» **GIVEN INFORMATION**:

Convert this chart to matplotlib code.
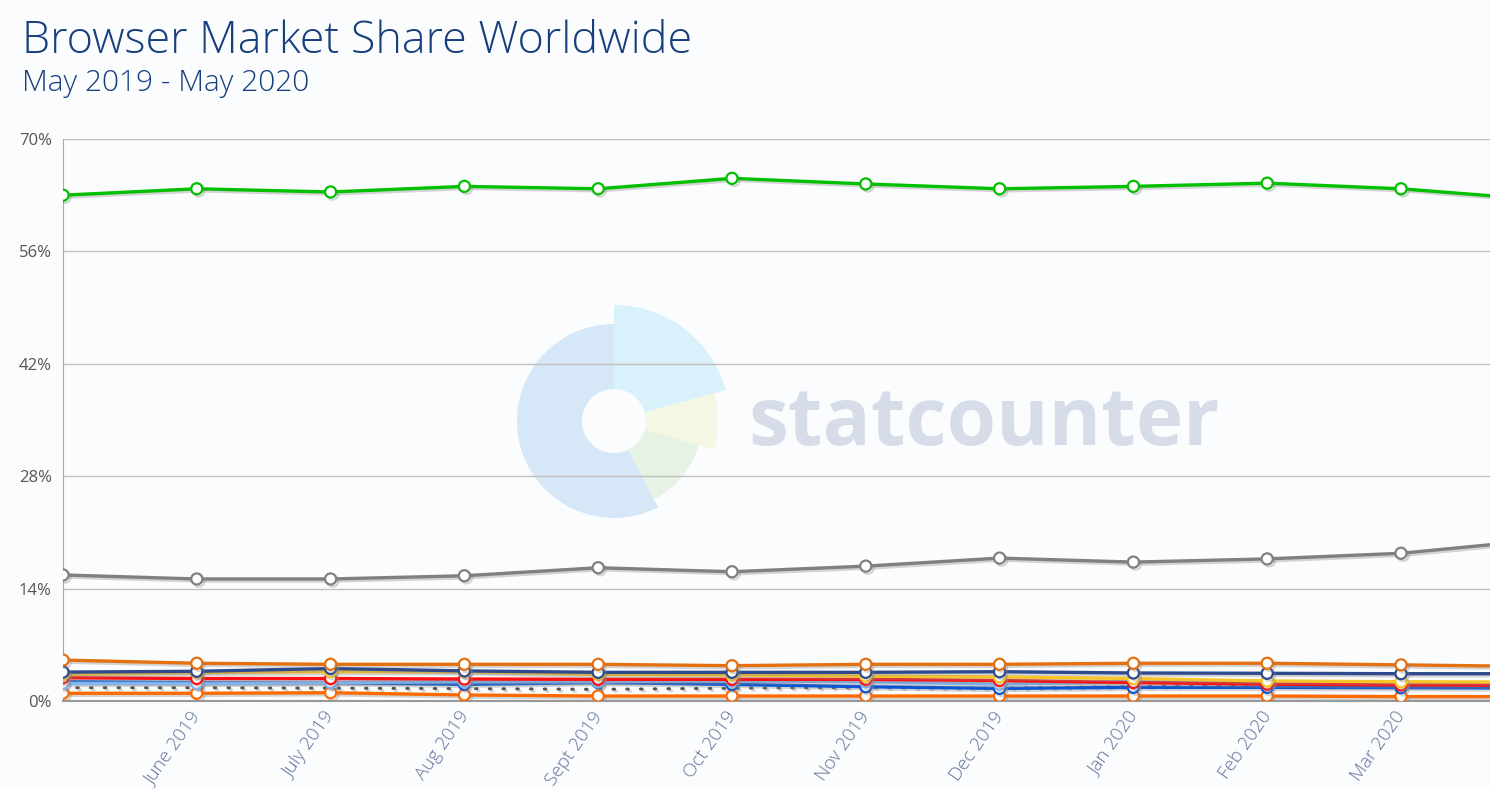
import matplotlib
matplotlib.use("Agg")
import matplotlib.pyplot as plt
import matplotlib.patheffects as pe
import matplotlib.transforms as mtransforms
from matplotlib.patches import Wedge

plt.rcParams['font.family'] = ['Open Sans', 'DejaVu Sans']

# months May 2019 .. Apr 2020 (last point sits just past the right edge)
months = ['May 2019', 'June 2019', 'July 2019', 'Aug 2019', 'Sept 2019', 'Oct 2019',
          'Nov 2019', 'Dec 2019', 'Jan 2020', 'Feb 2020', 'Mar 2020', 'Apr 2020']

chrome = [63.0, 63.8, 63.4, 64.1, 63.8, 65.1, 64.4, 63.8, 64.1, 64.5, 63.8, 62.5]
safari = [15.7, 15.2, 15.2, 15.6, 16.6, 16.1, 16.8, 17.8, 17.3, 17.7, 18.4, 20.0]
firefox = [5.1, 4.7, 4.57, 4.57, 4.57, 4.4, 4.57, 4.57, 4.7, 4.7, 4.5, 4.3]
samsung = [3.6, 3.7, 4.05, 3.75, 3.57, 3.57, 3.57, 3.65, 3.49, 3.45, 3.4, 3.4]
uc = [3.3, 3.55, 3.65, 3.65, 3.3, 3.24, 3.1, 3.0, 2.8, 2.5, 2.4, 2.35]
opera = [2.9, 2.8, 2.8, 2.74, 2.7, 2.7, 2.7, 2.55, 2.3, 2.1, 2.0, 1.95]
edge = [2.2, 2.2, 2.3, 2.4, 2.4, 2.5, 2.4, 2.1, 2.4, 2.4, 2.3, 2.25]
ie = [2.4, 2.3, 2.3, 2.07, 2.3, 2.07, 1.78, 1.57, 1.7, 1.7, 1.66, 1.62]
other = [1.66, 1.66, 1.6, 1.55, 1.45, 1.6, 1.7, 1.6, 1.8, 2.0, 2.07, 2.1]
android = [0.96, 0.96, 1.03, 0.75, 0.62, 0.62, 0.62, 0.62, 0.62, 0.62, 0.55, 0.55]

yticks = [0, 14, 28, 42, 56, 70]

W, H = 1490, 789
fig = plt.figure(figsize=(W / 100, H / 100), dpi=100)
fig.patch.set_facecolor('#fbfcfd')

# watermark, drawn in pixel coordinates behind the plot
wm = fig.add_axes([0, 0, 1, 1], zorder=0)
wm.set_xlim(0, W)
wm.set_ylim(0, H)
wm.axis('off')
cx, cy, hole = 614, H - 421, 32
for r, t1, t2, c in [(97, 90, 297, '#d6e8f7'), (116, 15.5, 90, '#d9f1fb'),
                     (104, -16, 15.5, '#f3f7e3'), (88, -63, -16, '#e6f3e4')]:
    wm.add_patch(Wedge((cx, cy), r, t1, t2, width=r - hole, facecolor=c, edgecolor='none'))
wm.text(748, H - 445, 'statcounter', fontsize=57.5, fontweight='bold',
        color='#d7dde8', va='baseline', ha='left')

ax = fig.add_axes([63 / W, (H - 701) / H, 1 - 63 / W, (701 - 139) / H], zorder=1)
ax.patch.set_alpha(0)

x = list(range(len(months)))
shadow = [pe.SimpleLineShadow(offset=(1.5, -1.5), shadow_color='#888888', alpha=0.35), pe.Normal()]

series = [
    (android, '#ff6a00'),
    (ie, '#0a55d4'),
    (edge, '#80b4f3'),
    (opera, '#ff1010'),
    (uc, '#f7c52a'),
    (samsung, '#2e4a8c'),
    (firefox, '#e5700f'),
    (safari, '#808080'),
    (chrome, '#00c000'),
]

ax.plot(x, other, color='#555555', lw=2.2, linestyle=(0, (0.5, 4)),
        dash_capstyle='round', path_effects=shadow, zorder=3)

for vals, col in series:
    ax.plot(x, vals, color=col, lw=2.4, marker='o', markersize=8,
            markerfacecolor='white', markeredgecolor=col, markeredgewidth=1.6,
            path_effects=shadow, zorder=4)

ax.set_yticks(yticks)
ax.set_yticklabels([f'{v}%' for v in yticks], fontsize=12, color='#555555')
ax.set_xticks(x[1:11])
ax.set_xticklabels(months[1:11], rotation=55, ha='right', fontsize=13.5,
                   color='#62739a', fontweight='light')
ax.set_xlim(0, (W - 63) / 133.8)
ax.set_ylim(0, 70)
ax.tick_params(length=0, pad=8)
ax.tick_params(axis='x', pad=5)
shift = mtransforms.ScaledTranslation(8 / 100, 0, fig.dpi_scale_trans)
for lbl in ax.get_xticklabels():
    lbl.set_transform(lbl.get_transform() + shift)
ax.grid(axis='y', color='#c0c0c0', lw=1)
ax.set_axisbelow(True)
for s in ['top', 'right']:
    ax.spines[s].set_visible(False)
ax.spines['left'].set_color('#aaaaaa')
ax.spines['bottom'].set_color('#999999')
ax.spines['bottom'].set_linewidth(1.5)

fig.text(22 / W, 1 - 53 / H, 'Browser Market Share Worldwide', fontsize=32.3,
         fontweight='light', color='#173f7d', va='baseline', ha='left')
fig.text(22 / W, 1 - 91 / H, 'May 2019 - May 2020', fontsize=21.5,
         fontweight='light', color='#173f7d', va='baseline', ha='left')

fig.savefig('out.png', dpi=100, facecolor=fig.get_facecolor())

» **SET TASK**: Go from the first line of the listing to the line holding "shadow_color='#888888', alpha=0.35), pe.Normal()]" and, please, transcribe those lines exactly, both included, with no pictures.

» **RESULT**:
Convert this chart to matplotlib code.
import matplotlib
matplotlib.use("Agg")
import matplotlib.pyplot as plt
import matplotlib.patheffects as pe
import matplotlib.transforms as mtransforms
from matplotlib.patches import Wedge

plt.rcParams['font.family'] = ['Open Sans', 'DejaVu Sans']

# months May 2019 .. Apr 2020 (last point sits just past the right edge)
months = ['May 2019', 'June 2019', 'July 2019', 'Aug 2019', 'Sept 2019', 'Oct 2019',
          'Nov 2019', 'Dec 2019', 'Jan 2020', 'Feb 2020', 'Mar 2020', 'Apr 2020']

chrome = [63.0, 63.8, 63.4, 64.1, 63.8, 65.1, 64.4, 63.8, 64.1, 64.5, 63.8, 62.5]
safari = [15.7, 15.2, 15.2, 15.6, 16.6, 16.1, 16.8, 17.8, 17.3, 17.7, 18.4, 20.0]
firefox = [5.1, 4.7, 4.57, 4.57, 4.57, 4.4, 4.57, 4.57, 4.7, 4.7, 4.5, 4.3]
samsung = [3.6, 3.7, 4.05, 3.75, 3.57, 3.57, 3.57, 3.65, 3.49, 3.45, 3.4, 3.4]
uc = [3.3, 3.55, 3.65, 3.65, 3.3, 3.24, 3.1, 3.0, 2.8, 2.5, 2.4, 2.35]
opera = [2.9, 2.8, 2.8, 2.74, 2.7, 2.7, 2.7, 2.55, 2.3, 2.1, 2.0, 1.95]
edge = [2.2, 2.2, 2.3, 2.4, 2.4, 2.5, 2.4, 2.1, 2.4, 2.4, 2.3, 2.25]
ie = [2.4, 2.3, 2.3, 2.07, 2.3, 2.07, 1.78, 1.57, 1.7, 1.7, 1.66, 1.62]
other = [1.66, 1.66, 1.6, 1.55, 1.45, 1.6, 1.7, 1.6, 1.8, 2.0, 2.07, 2.1]
android = [0.96, 0.96, 1.03, 0.75, 0.62, 0.62, 0.62, 0.62, 0.62, 0.62, 0.55, 0.55]

yticks = [0, 14, 28, 42, 56, 70]

W, H = 1490, 789
fig = plt.figure(figsize=(W / 100, H / 100), dpi=100)
fig.patch.set_facecolor('#fbfcfd')

# watermark, drawn in pixel coordinates behind the plot
wm = fig.add_axes([0, 0, 1, 1], zorder=0)
wm.set_xlim(0, W)
wm.set_ylim(0, H)
wm.axis('off')
cx, cy, hole = 614, H - 421, 32
for r, t1, t2, c in [(97, 90, 297, '#d6e8f7'), (116, 15.5, 90, '#d9f1fb'),
                     (104, -16, 15.5, '#f3f7e3'), (88, -63, -16, '#e6f3e4')]:
    wm.add_patch(Wedge((cx, cy), r, t1, t2, width=r - hole, facecolor=c, edgecolor='none'))
wm.text(748, H - 445, 'statcounter', fontsize=57.5, fontweight='bold',
        color='#d7dde8', va='baseline', ha='left')

ax = fig.add_axes([63 / W, (H - 701) / H, 1 - 63 / W, (701 - 139) / H], zorder=1)
ax.patch.set_alpha(0)

x = list(range(len(months)))
shadow = [pe.SimpleLineShadow(offset=(1.5, -1.5), shadow_color='#888888', alpha=0.35), pe.Normal()]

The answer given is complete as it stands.